Deshalb mögen Sie im Rahmen einer Halbzeitbilanz vielleicht einmal auf die eigenen Vorsätze vom Jahresanfang gucken, auch wenn diese nicht ganz unabhängig von Rahmenbedingungen, die wir nicht oder kaum beeinflussen können, sein mögen. Auf jeden Fall wäre es nicht klug, sich frustrieren zu lassen und Vorwürfe zu machen, wenn nicht alles wie erhofft eingetreten ist. Insofern kann der Start in die zweite Halbzeit 2025 als Chance zur persönlichen Kurskorrektur genutzt werden. Dazu empfiehlt es sich, den Ist-Zustand zu akzeptieren und, was man selber ändern kann und was sich dem eigenen Einfluss entzieht, zu unterscheiden.
Vielleicht haben wir uns am Anfang des Jahres Ziele gesetzt, die zu allgemein, zu ambitioniert oder nicht gut durchdacht waren. Jetzt können wir mit nüchternem Blick prüfen, warum das in der ersten Halbzeit nicht geklappt hat mit dem Abnehmen, Sporttreiben, nachhaltig Leben, energetische Sparmaßnahmen Ergreifen usw. Fragen Sie sich selbst: Waren die Ziele zu unrealistisch oder zu vage formuliert? Welche äußeren Hindernisse gab es, die anfangs nicht absehbar waren, aber nun mit einzukalkulieren sind? Gab es überhaupt einen Plan zur Umsetzung oder nur eine diffuse Vorstellung? Nicht zuletzt: Sind mir die Ziele vom Jahresanfang eigentlich immer noch wichtig?
In diesem Zusammenhang kann das SMART-Konzept, das für betriebswirtschaftliche Kontexte entwickelt wurde (https://de.wikipedia.org/wiki/SMART_(Projektmanagement), aufgerufen am 22.06.2023), hilfreich sein.
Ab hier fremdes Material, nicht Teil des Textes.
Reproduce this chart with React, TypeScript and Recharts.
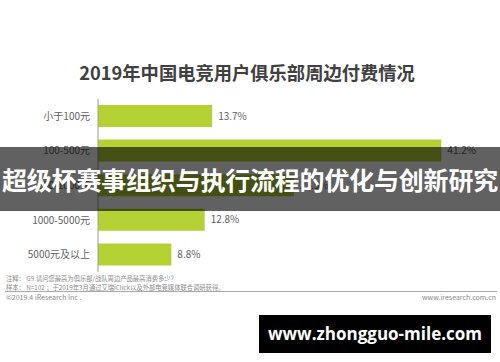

Nach dem SMART-Prinzip sind gute Ziele: Spezifisch (Was genau willst du erreichen?) - Messbar (Wie misst du den Erfolg?) - Attraktiv (Willst du das wirklich?) - Realistisch (Kannst du es mit deinem Alltag vereinbaren?) - Terminiert (Bis wann willst du das Ziel erreichen?) Beispiele: Sie können die diffuse Vorstellung „Ich will mehr Sport machen“ umformulieren: „Ich gehe ab jetzt jeden Montag und Donnerstag um 18 Uhr 30 Minuten joggen.“ Aus dem Plan „Ich will Strom sparen“ könnte werden: „Bis Ende September reduziere ich unseren Stromverbrauch um 10 %, indem ich alle Standby-Geräte abschalte und unsere Beleuchtung auf LED umstelle.“ Aus dem vagen Vorhaben, umweltbewusster zu konsumieren: „Wir planen ab sofort unsere Wocheneinkäufe bewusster und kochen täglich selbst mit regionalen Produkten.“ Kleine, regelmäßig durchgeführte Schritte führen eher zum Ziel als große, sporadische Aktionen.
Mit Reinhard Mey wünschen wir Ihnen „eine gute zweite Halbzeit“.